The complaints are thought to have been prompted by jokes cracked at Montreal’s Just For Laughs comedy festival last month, and reprinted on the Montreal Gazette’s website.

He told the Canadian audiences: ‘In Dubai, I got a throat infection. I coughed up phlegm and accidentally ordered a taxi to the airport.’

And: ‘Get a copy of the Koran and you'll always get a seat on the bus. Add a rucksack and sandals, and you can drive the damn thing.’

Meo’s agent Ian Wilson told Chortle: ‘Sean is upset on two counts. One that he will not be playing the gig, secondly that he didn’t mean to cause offence.

‘We only heard about this yesterday, and were gobsmacked such fuss could be made by one person based on what hey read on the internet, out of context.

‘There was uncertainty about what the local newspaper would make of this, especially because Dubai has a completely different society and legal system to us.

‘It was a mutual decision to pull the gig. It was the only sensible thing to do.

‘Sean obviously offended someone, even though he doesn’t mean to be. These were jokes that were cleared for broadcast at primetime on Canadian TV – imagine what the BBC would be like if it didn’t broadcast something that offended just one person.’
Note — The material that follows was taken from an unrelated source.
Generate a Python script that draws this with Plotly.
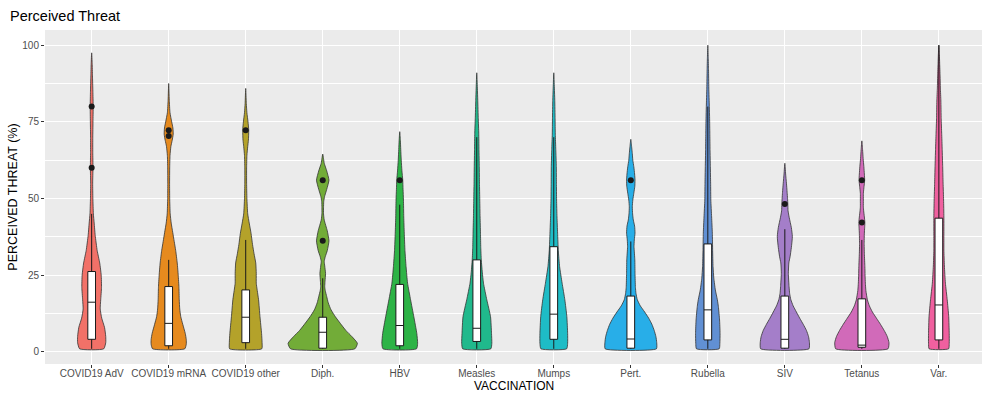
import plotly.graph_objects as go

# Vaccination groups, in axis order
categories = ["COVID19 AdV", "COVID19 mRNA", "COVID19 other", "Diph.", "HBV", "Measles",
              "Mumps", "Pert.", "Rubella", "SIV", "Tetanus", "Var."]

fill_colors = ["#F27168", "#E68A1E", "#B4A22A", "#72AC38", "#2DB346", "#20B98C",
               "#1EBCC6", "#28AEE8", "#6190D4", "#A47EC9", "#D16AB9", "#F0609F"]

# Kernel density profiles (perceived threat level, relative density) per vaccination
adv_y = [1, 3, 5, 8, 11, 14, 17, 21, 25, 29, 33, 38, 42, 45, 50, 55, 60, 65, 70, 75, 80, 85, 90, 94, 97.5]
adv_d = [12, 14, 14, 12.8, 10, 8.5, 9, 9.8, 9.5, 8, 5.5, 3.5, 2.5, 1.7, 1.2, 1.0, 1.3, 1.1, 1.1, 1.3, 1.5, 1.2, 0.8, 0.5, 0]

mrna_y = [1, 2.5, 4, 6, 9, 11.5, 14, 17, 21, 25, 29, 33, 36, 39, 42, 45, 50, 55, 60, 64, 67, 69, 71, 73, 75, 78, 82, 87.5]
mrna_d = [16, 17.5, 17.5, 16.5, 14, 12, 11, 10.5, 10.2, 9.5, 8.5, 7, 5.5, 4, 2.5, 1.5, 1, 0.9, 1.0, 1.3, 2.2, 3.5, 4.5, 4.2, 3, 1.3, 0.6, 0]

other_y = [1, 3, 6, 11.5, 17, 20, 22.4, 25.6, 29, 32, 35, 38.7, 42, 45, 50, 55, 60, 64, 67, 69, 72.3, 75, 78, 81, 85.9]
other_d = [16, 16.3, 15.8, 14.2, 12.8, 11.5, 10.5, 10.5, 10, 8.3, 6.8, 5.3, 3.5, 2, 1.2, 0.9, 0.9, 1.2, 2, 2.7, 3, 2.3, 1.2, 0.6, 0]

diph_y = [1, 2.8, 5, 7, 9.3, 11.5, 13.7, 16, 18, 20, 21.3, 23, 25.6, 28, 29.5, 31, 33, 36.2, 39.5, 43, 45, 47,
          49, 50.6, 53, 56, 59, 61.5, 63, 64.5]
diph_d = [32, 34.5, 29, 23, 17.5, 12.5, 8.3, 5.5, 4, 2.5, 2, 2.3, 2.8, 2, 1.5, 2.5, 4.5, 6.2, 4.5, 1.5, 0.8, 0.8,
          1, 1.8, 4, 6.2, 4, 1.5, 0.8, 0]

hbv_y = [1, 2.8, 6, 11.5, 17, 22.4, 27.8, 33, 38.7, 44, 49.5, 53, 56, 59, 62.5, 66, 69, 71.8]
hbv_d = [16.7, 17.8, 17, 14, 10.8, 7.8, 6.3, 5.2, 4.5, 4, 3.7, 3.3, 3.0, 2.2, 1.5, 1.0, 0.6, 0]

measles_y = [1, 2.8, 6, 11.5, 17, 22.4, 26, 30, 34, 38.7, 44, 49.5, 55, 60.4, 66, 71.3, 76, 82, 86, 91]
measles_d = [14, 15, 14.7, 13.7, 10, 6.7, 5.5, 4.5, 4, 3.7, 3.3, 3, 2.7, 2.5, 2.2, 2, 1.5, 1, 0.6, 0]

mumps_y = [1, 2.8, 6, 11.5, 17, 22.4, 27.8, 33, 38.7, 44, 49.5, 55, 60.4, 66, 71, 76, 82, 86, 91]
mumps_d = [12.8, 13.8, 13.8, 13, 11, 8.3, 5.8, 4.5, 3.8, 3.2, 2.8, 2.6, 2.5, 2, 1.5, 1.3, 1, 0.6, 0]

pert_y = [1, 3, 5, 7, 9, 11, 13, 15, 17, 19, 21, 25.6, 30, 34.3, 36.5, 38.7, 41, 43, 45, 47.3, 49.5, 51.7,
          54, 56, 58, 60.4, 62.5, 64.6, 67, 69.3]
pert_d = [25.5, 25.8, 25, 23.3, 21, 17.8, 13.8, 9.5, 6.5, 5.2, 4.6, 4.2, 4.0, 3.2, 3.5, 4.2, 3.8, 2.5, 1.8, 1.5, 2, 3,
          4, 4.2, 3.8, 3, 2, 1.5, 0.8, 0]

rubella_y = [1, 2.8, 6, 10.4, 14.8, 17, 20.2, 24, 27.8, 33, 38.7, 44, 49.5, 55, 60.4, 66, 71.3, 76, 80, 86, 92, 96, 100]
rubella_d = [11.3, 12, 12.2, 11.7, 10.5, 9.5, 7.5, 6, 5.2, 4.8, 4.5, 3.8, 3.0, 2.8, 2.5, 2.2, 2, 1.8, 1.5, 1, 0.7, 0.4, 0]

siv_y = [1, 3, 5, 7, 9, 11, 13, 15, 17, 19, 21.3, 25.6, 29, 31, 34, 37.6, 40.5, 43.9, 46, 48.2, 50, 52, 55, 58, 61.5]
siv_d = [24, 24.5, 23.6, 21.5, 18.3, 14.8, 11.5, 8.3, 6, 4.8, 4.2, 3.5, 4, 5.2, 6.5, 7.5, 6.5, 4.3, 3.2, 3, 2.7, 2.3, 1.6, 0.8, 0]

tetanus_y = [1, 3, 5, 7, 9, 11, 13, 15, 17, 20, 22.4, 25, 27.8, 32, 35, 38.7, 40.5, 42.2, 44, 46, 47.3, 49.5,
             51.7, 54, 56, 58, 60.4, 63, 66, 68.8]
tetanus_d = [26, 27, 25.3, 22.2, 18.5, 14.5, 10.5, 7.5, 5.5, 4, 3.5, 3.2, 3, 2.5, 2.3, 2.5, 2.8, 3, 2.5, 1.8, 1.5, 1.5,
             1.5, 2.2, 2.8, 2.5, 2, 1.3, 0.7, 0]

var_y = [1, 2.8, 6, 11.5, 17, 22.4, 28, 33.2, 38, 44, 49.5, 55, 60.4, 66, 71.3, 76, 81.8, 86, 90, 94, 97, 100]
var_d = [9.7, 10.3, 10.3, 9.8, 8.3, 6.5, 5.5, 5, 5, 5, 4.7, 4.2, 3.8, 3.3, 2.8, 2.3, 2, 1.5, 1.2, 0.8, 0.5, 0]

# Box-plot summaries
box_lower = [1, 1, 1, 1, 1, 1, 1, 1, 1, 1, 1, 1]
box_q1 = [4.1, 2.0, 3.0, 1.2, 2.0, 3.4, 4.1, 1.2, 3.9, 1.2, 1.5, 3.9]
box_median = [16.2, 9.3, 11.3, 6.4, 8.6, 7.7, 12.3, 4.2, 13.7, 4.1, 2.2, 15.3]
box_q3 = [26.2, 21.3, 20.2, 11.3, 22.0, 30.0, 34.3, 18.2, 35.2, 18.2, 17.3, 43.6]
box_upper = [45, 30, 36.5, 24, 48, 70, 70, 36, 80, 40, 36.5, 100]

# Outlying responses (category index, value)
outlier_cat = [0, 0, 1, 1, 2, 3, 3, 4, 7, 9, 10, 10]
outlier_val = [60, 80, 70.4, 72.3, 72.3, 36.2, 56, 56, 56, 48.2, 42.2, 56]

profiles = [(adv_y, adv_d), (mrna_y, mrna_d), (other_y, other_d), (diph_y, diph_d),
            (hbv_y, hbv_d), (measles_y, measles_d), (mumps_y, mumps_d), (pert_y, pert_d),
            (rubella_y, rubella_d), (siv_y, siv_d), (tetanus_y, tetanus_d), (var_y, var_d)]

# widest violin spans 0.9 of a category slot
max_d = max(max(d) for _, d in profiles)
half_scale = 0.45 / max_d

x_range = [-0.606, 11.56]
y_range = [-3.95, 104.95]

fig = go.Figure()

for i, ((ys, ds), col) in enumerate(zip(profiles, fill_colors)):
    left_x = [i - half_scale * d for d in ds]
    right_x = [i + half_scale * d for d in ds]
    xs = left_x + right_x[-2::-1] + [left_x[0]]
    yv = list(ys) + list(ys)[-2::-1] + [ys[0]]
    fig.add_trace(go.Scatter(
        x=xs, y=yv, mode="lines", fill="toself", fillcolor=col,
        line=dict(color="#333333", width=0.8, shape="spline", smoothing=0.5),
        hoverinfo="skip", showlegend=False,
    ))

# boxes and outliers live on an overlaid axis pair so they render above the violins
fig.add_trace(go.Box(
    x=list(range(len(categories))), q1=box_q1, median=box_median, q3=box_q3,
    lowerfence=box_lower, upperfence=box_upper, orientation="v",
    width=0.1, fillcolor="white", line=dict(color="#1a1a1a", width=1),
    whiskerwidth=0, boxpoints=False, showlegend=False,
    xaxis="x2", yaxis="y2",
))

fig.add_trace(go.Scatter(
    x=outlier_cat, y=outlier_val, mode="markers",
    marker=dict(color="#1a1a1a", size=6), showlegend=False,
    xaxis="x2", yaxis="y2",
))

fig.update_layout(
    width=982, height=393,
    margin=dict(l=45, r=0, t=30, b=29),
    paper_bgcolor="white", plot_bgcolor="#EBEBEB",
    font=dict(family="Liberation Sans, Arial, sans-serif", color="#4D4D4D"),
    title=dict(text="Perceived Threat", x=10 / 982, xref="container", xanchor="left",
               y=1 - 16 / 393, yref="container", yanchor="middle",
               font=dict(size=14.5, color="black")),
    xaxis=dict(
        range=x_range, tickmode="array", tickvals=list(range(len(categories))),
        ticktext=categories, showgrid=True, gridcolor="white", gridwidth=1.1,
        zeroline=False, ticks="outside", ticklen=3, tickcolor="#333333", tickwidth=1,
        tickfont=dict(size=10, color="#4D4D4D"), ticklabelstandoff=-3,
        automargin=False,
    ),
    yaxis=dict(
        range=y_range, tickmode="array", tickvals=[0, 25, 50, 75, 100],
        showgrid=True, gridcolor="white", gridwidth=1.1, zeroline=False,
        ticks="outside", ticklen=3, tickcolor="#333333", tickwidth=1,
        tickfont=dict(size=10, color="#4D4D4D"),
        minor=dict(tickvals=[12.5, 37.5, 62.5, 87.5], showgrid=True, gridcolor="white",
                   gridwidth=0.5, ticks=""),
        title=dict(text="PERCEIVED THREAT (%)", font=dict(size=12.5, color="black"), standoff=1),
        automargin=False,
    ),
    xaxis2=dict(range=x_range, overlaying="x", visible=False, showgrid=False, zeroline=False),
    yaxis2=dict(range=y_range, overlaying="y", visible=False, showgrid=False, zeroline=False),
    annotations=[dict(
        text="VACCINATION", xref="paper", yref="paper", x=0.5, y=-(386 - 364) / 335,
        xanchor="center", yanchor="middle", showarrow=False,
        font=dict(size=12, color="black"),
    )],
)

fig.write_html("out.html")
Wilson said Meo’s material did contain a grain of truth, but twisted to make a joke.

‘The truth is that there is a real, but minimal, risk that when I leave the house I will be blown up by Muslim terrorists, just as a few years ago there was a real, but minimal, risk that I would be blown up by Irish terrorists.

‘Laughter is an intelligent form of release for these tensions. It helps break down racist stereotypes by laughing at them.’

After local newspaper 7Days reported the complaint, a spokesman for The Laughter Factory said: ‘We have pulled Sean from Friday's show. We felt it was the right thing to do after this was brought to our attention.

‘In ten years of running this event we have never had a complaint before, so when we do we take it very seriously.

‘In Sean's defence, he has no control over what is posted about him online and sometimes, taken out of context or misrepresented, words and sentences can take on different meanings. But that is beside the point. We live in an Islamic country and we must respect that.’

Meo, a former snooker player, has been a stand-up since 1989. He won a Time Out comedy award a decade ago, and has performed in Dubai before, last appearing at The Laughter Factory, in Dubai’s Courtyard Marriott Hotel, in 2005.

Dubai’s constitution provides for freedom of speech, but in practice the local media is heavily regulated, and foreign publications are censored before distribution.